Wed, Aug 06, 2014 - Page 19 News List

Glasgow sets bar high, but sport falls short at Games

Reuters and AFP, LONDON AND GLASGOW, Scotland

A banner is held up among a crowd of athletes attending the closing ceremony of the Commonwealth Games at Hampden Park in Glasgow, Scotland, on Sunday.

Photo: Reuters

As Glasgow basks in the afterglow of hosting a popular 20th edition of the Commonwealth Games, Scotland’s largest city can reflect on a job well done, even if the sporting action underwhelmed on a global scale.

Hailed as the best-ever edition of the tournament by Commonwealth Commonwealth Federation president Prince Tunku Imran, Glasgow charmed the 71 participating nations and territories that competed over the course of 11 days.

With approximately 1.2 million tickets sold, Glasgow ensured that athletes from all over the Commonwealth received full and noisy support wherever they competed, even if there were few show-stopping moments.

After several high-profile withdrawals, notably England’s double Olympic champion Mo Farah and Jamaican sprinter Yohan Blake, the hopes of the Games rested on the world’s fastest man: Usain Bolt.

The towering Jamaican did not disappoint after claiming gold in the men’s 4x100m relay, but the fanfare he created also highlighted the dearth of world-class talent in Glasgow.

With traditionally powerful sporting nations like the US, China and Russia not eligible to compete, the Games will always lack true world-class status.

Yet part of the tournament’s charm is the fabled stories the diverse range of athletes have, be it Kiribati’s first female boxer, Taoriba Biniati; Brunei’s only athlete in Glasgow: cyclist Muhammad I’maadi Abd Aziz; or Norfolk Island badminton player Richard Cribb, who practices on a converted dance floor.

Teenage gymnast Claudia Fragapane will have good reason to always remember these Games, after the tiny 16-year-old, who stands just 1.37m tall, became the first Englishwoman in 84 years to win four Commonwealth golds in one tournament.

It is these stories that give the event its own unique identity, drawing it out of the shadow of the Olympics.

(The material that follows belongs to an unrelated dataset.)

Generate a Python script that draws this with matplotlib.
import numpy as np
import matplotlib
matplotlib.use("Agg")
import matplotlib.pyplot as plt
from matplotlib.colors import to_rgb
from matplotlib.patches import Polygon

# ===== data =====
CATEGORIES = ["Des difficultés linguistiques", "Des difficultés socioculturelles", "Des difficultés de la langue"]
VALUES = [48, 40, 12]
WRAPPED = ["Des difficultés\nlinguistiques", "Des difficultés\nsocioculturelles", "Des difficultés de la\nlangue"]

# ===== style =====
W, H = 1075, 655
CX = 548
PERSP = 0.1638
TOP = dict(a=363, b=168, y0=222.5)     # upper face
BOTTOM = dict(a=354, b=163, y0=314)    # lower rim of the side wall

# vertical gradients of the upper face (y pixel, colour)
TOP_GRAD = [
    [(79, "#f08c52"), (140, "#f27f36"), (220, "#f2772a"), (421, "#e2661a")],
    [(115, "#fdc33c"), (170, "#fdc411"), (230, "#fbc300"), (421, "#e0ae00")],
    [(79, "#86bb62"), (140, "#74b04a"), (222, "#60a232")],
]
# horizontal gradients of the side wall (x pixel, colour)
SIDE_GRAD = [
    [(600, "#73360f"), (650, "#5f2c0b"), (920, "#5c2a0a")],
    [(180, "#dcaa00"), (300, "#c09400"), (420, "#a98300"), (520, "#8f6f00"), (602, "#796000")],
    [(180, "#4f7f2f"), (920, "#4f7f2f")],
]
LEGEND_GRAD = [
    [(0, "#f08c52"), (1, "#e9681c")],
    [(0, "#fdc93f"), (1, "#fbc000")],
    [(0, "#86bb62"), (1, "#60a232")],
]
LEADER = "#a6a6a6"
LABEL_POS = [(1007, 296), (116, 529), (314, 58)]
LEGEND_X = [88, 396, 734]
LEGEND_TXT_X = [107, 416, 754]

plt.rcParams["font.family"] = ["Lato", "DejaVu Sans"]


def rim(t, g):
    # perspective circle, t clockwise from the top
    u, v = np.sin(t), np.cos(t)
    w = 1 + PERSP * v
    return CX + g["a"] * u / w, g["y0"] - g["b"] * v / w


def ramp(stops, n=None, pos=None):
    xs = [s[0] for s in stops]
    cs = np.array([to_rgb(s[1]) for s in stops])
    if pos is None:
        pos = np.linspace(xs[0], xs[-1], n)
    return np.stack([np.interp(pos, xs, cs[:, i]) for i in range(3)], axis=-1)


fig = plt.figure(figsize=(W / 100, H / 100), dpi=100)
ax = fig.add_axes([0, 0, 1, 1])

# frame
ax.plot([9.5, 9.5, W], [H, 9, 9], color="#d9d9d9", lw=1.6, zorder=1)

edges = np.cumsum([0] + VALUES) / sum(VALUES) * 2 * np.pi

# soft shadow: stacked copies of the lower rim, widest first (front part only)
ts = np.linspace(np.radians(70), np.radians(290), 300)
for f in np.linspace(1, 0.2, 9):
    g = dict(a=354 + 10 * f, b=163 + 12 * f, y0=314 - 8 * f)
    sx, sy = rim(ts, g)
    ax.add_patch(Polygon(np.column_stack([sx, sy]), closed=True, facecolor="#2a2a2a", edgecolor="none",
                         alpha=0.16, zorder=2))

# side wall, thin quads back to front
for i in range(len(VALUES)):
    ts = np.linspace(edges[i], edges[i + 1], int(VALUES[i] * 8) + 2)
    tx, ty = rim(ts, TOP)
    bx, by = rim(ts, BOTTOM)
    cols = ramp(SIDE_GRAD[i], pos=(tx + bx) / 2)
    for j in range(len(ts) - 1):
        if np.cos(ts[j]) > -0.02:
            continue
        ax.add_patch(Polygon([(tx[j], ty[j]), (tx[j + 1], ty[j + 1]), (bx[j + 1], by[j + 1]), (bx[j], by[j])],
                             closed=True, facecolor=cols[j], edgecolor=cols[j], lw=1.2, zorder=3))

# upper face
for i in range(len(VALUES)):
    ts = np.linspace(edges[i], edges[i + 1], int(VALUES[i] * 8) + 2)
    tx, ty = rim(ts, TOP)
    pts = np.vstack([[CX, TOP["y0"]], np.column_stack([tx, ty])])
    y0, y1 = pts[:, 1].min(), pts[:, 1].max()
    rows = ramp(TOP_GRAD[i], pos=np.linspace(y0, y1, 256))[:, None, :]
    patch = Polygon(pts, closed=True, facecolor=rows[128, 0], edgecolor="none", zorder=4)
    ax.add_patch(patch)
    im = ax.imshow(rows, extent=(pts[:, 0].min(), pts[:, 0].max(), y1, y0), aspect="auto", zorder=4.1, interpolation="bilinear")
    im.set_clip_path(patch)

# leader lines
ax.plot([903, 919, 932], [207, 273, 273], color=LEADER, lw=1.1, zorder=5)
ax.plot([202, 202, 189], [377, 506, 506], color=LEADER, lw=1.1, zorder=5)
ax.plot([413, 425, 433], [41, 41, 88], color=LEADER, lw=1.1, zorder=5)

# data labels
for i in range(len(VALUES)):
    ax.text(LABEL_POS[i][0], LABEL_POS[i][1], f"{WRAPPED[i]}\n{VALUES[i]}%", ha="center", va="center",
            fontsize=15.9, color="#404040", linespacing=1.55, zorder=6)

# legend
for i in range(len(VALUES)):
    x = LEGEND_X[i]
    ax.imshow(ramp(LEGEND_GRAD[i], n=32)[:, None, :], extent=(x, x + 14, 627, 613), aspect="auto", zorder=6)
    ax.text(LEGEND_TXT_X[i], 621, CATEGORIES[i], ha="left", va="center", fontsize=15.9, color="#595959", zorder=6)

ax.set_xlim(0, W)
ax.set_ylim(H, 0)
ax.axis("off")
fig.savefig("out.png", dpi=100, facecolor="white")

The blanket television and radio coverage the Games received across Britain reflected the popularity it has among the Home Nations, while in cricket-mad India, with the team currently touring England, all of the leading newspapers sent correspondents to Glasgow.

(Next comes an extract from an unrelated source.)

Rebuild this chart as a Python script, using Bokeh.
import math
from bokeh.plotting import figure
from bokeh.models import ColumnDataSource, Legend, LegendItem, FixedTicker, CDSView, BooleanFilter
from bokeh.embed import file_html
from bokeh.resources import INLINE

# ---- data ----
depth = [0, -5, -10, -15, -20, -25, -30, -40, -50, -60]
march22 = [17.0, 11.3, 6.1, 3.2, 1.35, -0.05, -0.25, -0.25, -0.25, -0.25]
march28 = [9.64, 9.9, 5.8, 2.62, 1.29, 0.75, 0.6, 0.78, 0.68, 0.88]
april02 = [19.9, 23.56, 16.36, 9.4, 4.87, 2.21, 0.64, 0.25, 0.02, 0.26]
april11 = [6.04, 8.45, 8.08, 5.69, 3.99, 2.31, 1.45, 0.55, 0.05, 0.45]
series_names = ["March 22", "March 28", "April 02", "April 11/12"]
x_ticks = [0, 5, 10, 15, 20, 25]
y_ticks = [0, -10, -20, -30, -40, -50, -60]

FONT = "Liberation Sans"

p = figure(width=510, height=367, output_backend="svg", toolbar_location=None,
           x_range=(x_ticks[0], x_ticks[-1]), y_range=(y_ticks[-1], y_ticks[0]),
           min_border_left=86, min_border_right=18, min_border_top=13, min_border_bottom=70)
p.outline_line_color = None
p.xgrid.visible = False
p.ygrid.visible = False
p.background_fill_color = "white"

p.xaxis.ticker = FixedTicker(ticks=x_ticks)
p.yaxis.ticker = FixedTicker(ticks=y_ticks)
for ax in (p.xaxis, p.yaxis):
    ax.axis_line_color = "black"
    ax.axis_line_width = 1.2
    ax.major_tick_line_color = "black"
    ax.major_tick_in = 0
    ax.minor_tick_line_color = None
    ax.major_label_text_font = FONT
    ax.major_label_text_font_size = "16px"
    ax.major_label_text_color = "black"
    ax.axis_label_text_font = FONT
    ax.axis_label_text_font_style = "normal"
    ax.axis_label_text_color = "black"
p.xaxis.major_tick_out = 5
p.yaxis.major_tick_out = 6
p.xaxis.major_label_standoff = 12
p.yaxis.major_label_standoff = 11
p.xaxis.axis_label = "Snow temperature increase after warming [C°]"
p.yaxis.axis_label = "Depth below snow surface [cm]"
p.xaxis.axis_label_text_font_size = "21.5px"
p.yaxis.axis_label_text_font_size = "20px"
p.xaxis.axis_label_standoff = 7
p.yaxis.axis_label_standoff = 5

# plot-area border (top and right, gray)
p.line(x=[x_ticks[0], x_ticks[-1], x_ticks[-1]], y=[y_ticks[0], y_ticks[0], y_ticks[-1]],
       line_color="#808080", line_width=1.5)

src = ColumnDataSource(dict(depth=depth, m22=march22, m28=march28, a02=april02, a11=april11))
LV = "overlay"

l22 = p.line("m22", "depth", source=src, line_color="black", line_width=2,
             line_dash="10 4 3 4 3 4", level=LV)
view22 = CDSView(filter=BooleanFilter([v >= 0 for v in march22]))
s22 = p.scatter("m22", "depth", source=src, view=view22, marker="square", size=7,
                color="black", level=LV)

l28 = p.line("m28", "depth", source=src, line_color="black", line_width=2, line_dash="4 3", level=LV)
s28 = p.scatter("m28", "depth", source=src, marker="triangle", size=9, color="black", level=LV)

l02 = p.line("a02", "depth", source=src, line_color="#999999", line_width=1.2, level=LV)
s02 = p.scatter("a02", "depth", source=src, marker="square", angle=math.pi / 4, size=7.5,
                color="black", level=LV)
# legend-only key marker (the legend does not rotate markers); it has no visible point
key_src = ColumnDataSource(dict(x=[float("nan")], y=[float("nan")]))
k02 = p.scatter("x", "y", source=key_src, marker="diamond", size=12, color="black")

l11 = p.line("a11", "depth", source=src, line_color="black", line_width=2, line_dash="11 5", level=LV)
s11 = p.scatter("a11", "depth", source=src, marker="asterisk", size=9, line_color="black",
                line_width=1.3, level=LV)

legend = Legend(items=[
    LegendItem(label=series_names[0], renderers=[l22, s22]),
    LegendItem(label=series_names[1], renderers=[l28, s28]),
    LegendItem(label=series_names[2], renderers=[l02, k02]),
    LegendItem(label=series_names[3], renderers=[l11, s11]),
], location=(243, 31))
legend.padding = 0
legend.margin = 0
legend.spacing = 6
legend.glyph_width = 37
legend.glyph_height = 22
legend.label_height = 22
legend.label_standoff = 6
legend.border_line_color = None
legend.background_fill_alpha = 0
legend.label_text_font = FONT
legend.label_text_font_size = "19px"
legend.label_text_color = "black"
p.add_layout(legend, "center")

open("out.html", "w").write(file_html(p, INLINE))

India finished second in the medals tally when they hosted the Games four years back and although expectations were lower than 2010, the event was closely followed, with high TV ratings.

Indian Minister of Sports Sarbananda Sonowal has also regularly made press statements lauding the medal winners, while the federations have announced cash prizes for the athletes.

Jamaican press were out in force too, ensuring extensive coverage of big-name track star Bolt, while the rest of the team did not disappoint with regular appearances on the podium in the sprint races.

Despite breaking the only world record of the Games in the women’s 4x100m freestyle, Australia fans left Glasgow a little disappointed after finishing second in the medals table behind archrivals England.

They will look to put that right when the Gold Coast stages the next games in 2018.

Casting a shadow over the success of the Games were several cases of alleged criminal activity on behalf of an athlete and two officials.

Toua Udia, 22, a weightlifter from Papua New Guinea, went on trial in Glasgow on Monday accused of sexually assaulting another man in a supermarket bathroom.

Udia denies intentionally or recklessly touching the man’s testicles on July 21 in a Tesco coffee shop lavatory near the Athletes’ Village in Glasgow.